■ **WHAT YOU NEED TO DO**: Repeat exactly the lines from the line with "Give me the Altair source for this chart." to the line with "import pandas as pd", including both, and leave out any pictures.

** START TASK INPUT **

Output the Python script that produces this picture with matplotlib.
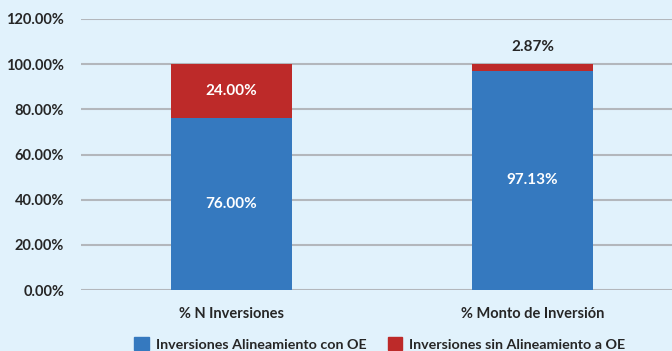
import matplotlib
matplotlib.use("Agg")
import matplotlib.pyplot as plt
from matplotlib.ticker import FuncFormatter
from matplotlib.patches import Patch

# data
categories = ["% N Inversiones", "% Monto de Inversión"]
alineadas = [76.00, 97.13]
sin_alinear = [24.00, 2.87]
series_names = ["Inversiones Alineamiento con OE", "Inversiones sin Alineamiento a OE"]

blue = "#3579bf"
red = "#bd2a29"
bg = "#e1f2fc"
txt = "#262626"

plt.rcParams["font.family"] = ["Lato", "DejaVu Sans"]
plt.rcParams["font.weight"] = "bold"

fig = plt.figure(figsize=(6.72, 3.51), dpi=100, facecolor=bg)
ax = fig.add_axes([81 / 672, 61 / 351, 591 / 672, 271 / 351])
ax.set_facecolor(bg)

x = range(len(categories))
ax.bar(x, alineadas, width=0.402, color=blue, zorder=3)
ax.bar(x, sin_alinear, width=0.402, bottom=alineadas, color=red, zorder=3)

# value labels
for i in x:
    ax.text(i, alineadas[i] / 2, f"{alineadas[i]:.2f}%", ha="center", va="center",
            color="white", fontsize=11, fontweight="bold", zorder=4)
    top = alineadas[i] + sin_alinear[i]
    if sin_alinear[i] > 10:
        ax.text(i, alineadas[i] + sin_alinear[i] / 2, f"{sin_alinear[i]:.2f}%",
                ha="center", va="center", color="white", fontsize=11,
                fontweight="bold", zorder=4)
    else:
        ax.text(i, top + 7.5, f"{sin_alinear[i]:.2f}%", ha="center", va="center",
                color=txt, fontsize=11, fontweight="bold", zorder=4)

ax.set_ylim(0, 120)
ax.set_xlim(-0.5, 1.463)
ax.set_yticks(range(0, 121, 20))
ax.yaxis.set_major_formatter(FuncFormatter(lambda v, p: f"{v / 100:.2%}"))
ax.grid(axis="y", color="#b3b7bc", linewidth=1.5, zorder=0)
ax.set_xticks(list(x))
ax.set_xticklabels(categories)
ax.tick_params(axis="both", length=0, labelsize=10.5, labelcolor=txt)
ax.tick_params(axis="y", pad=12)
ax.tick_params(axis="x", pad=12)
for s in ax.spines.values():
    s.set_visible(False)

handles = [Patch(color=blue), Patch(color=red)]
fig.legend(handles, series_names, loc="center", bbox_to_anchor=(380 / 672, 1 - 344 / 351),
           ncol=2, frameon=False, fontsize=10.3, handlelength=1.0, handleheight=1.0,
           handletextpad=0.5, columnspacing=1.5, labelcolor=txt)

fig.savefig("out.png", dpi=100, facecolor=bg)
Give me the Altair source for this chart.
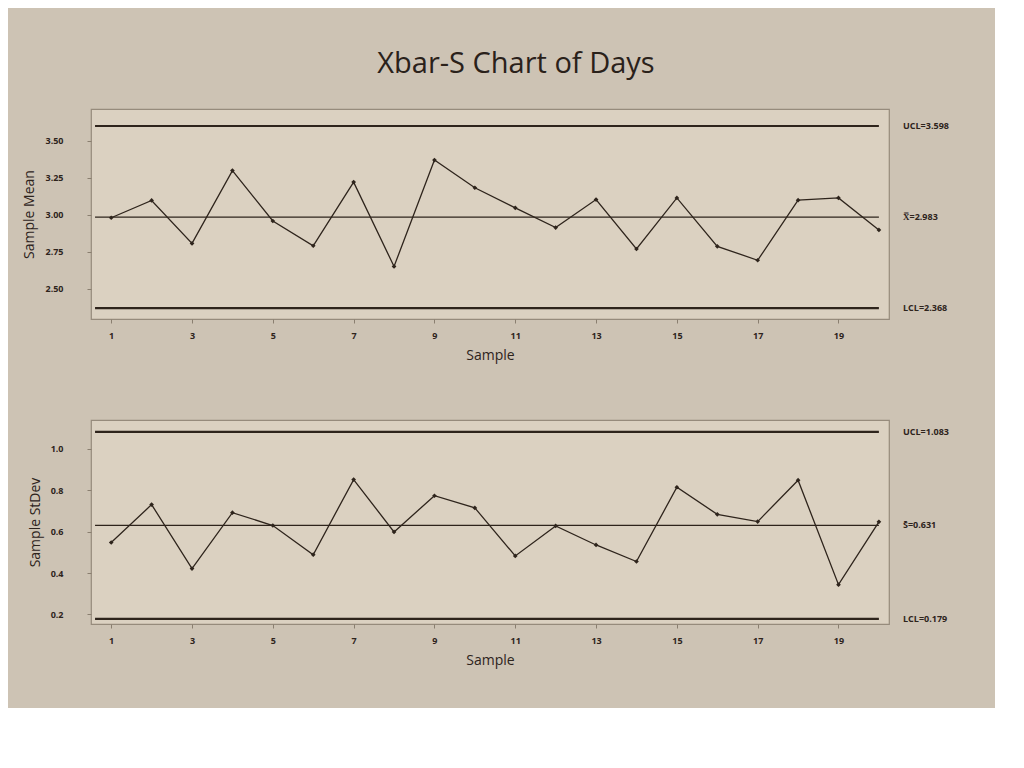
import altair as alt
import pandas as pd

samples = list(range(1, 21))
xbar = [2.978, 3.095, 2.805, 3.297, 2.956, 2.789, 3.219, 2.649, 3.368, 3.181,
        3.045, 2.912, 3.101, 2.767, 3.112, 2.785, 2.691, 3.097, 3.112, 2.896]
stdev = [0.548, 0.731, 0.422, 0.692, 0.630, 0.489, 0.852, 0.599, 0.774, 0.715,
         0.483, 0.628, 0.536, 0.456, 0.815, 0.684, 0.649, 0.849, 0.344, 0.648]

xbar_limits = [3.598, 2.983, 2.368]
xbar_limit_labels = ["UCL=3.598", "X\u033f=2.983", "LCL=2.368"]
s_limits = [1.083, 0.631, 0.179]
s_limit_labels = ["UCL=1.083", "S\u0304=0.631", "LCL=0.179"]
limit_kind = ["limit", "center", "limit"]

x_ticks = [1, 3, 5, 7, 9, 11, 13, 15, 17, 19]
xbar_ticks = [2.50, 2.75, 3.00, 3.25, 3.50]
s_ticks = [0.2, 0.4, 0.6, 0.8, 1.0]

W = 798
INK = "#2e241c"
FONT = "Open Sans"


def panel(values, limits, labels, ticks, fmt, ytitle, ydom, h):
    pts = pd.DataFrame({"Sample": samples, "v": values})
    lim = pd.DataFrame({"x1": [0.6] * 3, "x2": [20.0] * 3, "y": limits,
                        "label": labels, "kind": limit_kind})
    xs = alt.Scale(domain=[0.5, 20.25], nice=False, zero=False)
    ys = alt.Scale(domain=ydom, nice=False, zero=False)
    xaxis = alt.Axis(values=x_ticks, title="Sample", labelFontSize=9, labelFontWeight="bold",
                     titleFontSize=14, titleFontWeight="normal", grid=False, domain=False,
                     tickSize=4, labelPadding=8, titlePadding=8, labelColor=INK, titleColor=INK,
                     tickColor="#8a7f70", labelFont=FONT, titleFont=FONT)
    yaxis = alt.Axis(values=ticks, format=fmt, title=ytitle, labelFontSize=9, labelFontWeight="bold",
                     titleFontSize=14, titleFontWeight="normal", grid=False, domain=False,
                     tickSize=4, labelPadding=24, titlePadding=8, labelColor=INK, titleColor=INK,
                     tickColor="#8a7f70", labelFont=FONT, titleFont=FONT)
    base_lim = alt.Chart(lim)
    rules_lim = base_lim.transform_filter(alt.datum.kind == "limit").mark_rule(
        color=INK, strokeWidth=2.2).encode(
        x=alt.X("x1:Q", scale=xs, axis=xaxis), x2="x2:Q", y=alt.Y("y:Q", scale=ys, axis=yaxis))
    rule_c = base_lim.transform_filter(alt.datum.kind == "center").mark_rule(
        color=INK, strokeWidth=1.3).encode(
        x=alt.X("x1:Q", scale=xs), x2="x2:Q", y=alt.Y("y:Q", scale=ys))
    txt = base_lim.mark_text(align="left", baseline="middle", fontSize=9, fontWeight="bold",
                             color=INK, font=FONT).encode(
        x=alt.value(W + 14), y=alt.Y("y:Q", scale=ys), text="label:N")
    line = alt.Chart(pts).mark_line(color=INK, strokeWidth=1.3).encode(
        x=alt.X("Sample:Q", scale=xs), y=alt.Y("v:Q", scale=ys))
    dots = alt.Chart(pts).mark_point(shape="diamond", filled=True, size=22, color=INK, opacity=1).encode(
        x=alt.X("Sample:Q", scale=xs), y=alt.Y("v:Q", scale=ys))
    return alt.layer(rules_lim, rule_c, line, dots, txt).properties(width=W, height=h)


top = panel(xbar, xbar_limits, xbar_limit_labels, xbar_ticks, ".2f", "Sample Mean", [2.294, 3.713], 210)
bottom = panel(stdev, s_limits, s_limit_labels, s_ticks, ".1f", "Sample StDev", [0.154, 1.140], 204)

chart = alt.vconcat(top, bottom, spacing=56).properties(
    title=alt.TitleParams("Xbar-S Chart of Days", fontSize=29, font=FONT, fontWeight="normal",
                          color="#2a211a", anchor="middle", offset=29, dx=30),
    background="#cdc3b4",
    padding={"left": 14, "top": 42, "right": 45, "bottom": 40},
).configure_view(fill="#dbd1c1", stroke="#968b7c", strokeWidth=1.2)

chart.save("out.html", embed_options={"renderer": "svg", "actions": False})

** END TASK INPUT **

■ **EXERCISE OUTPUT**:
Give me the Altair source for this chart.
import altair as alt
import pandas as pd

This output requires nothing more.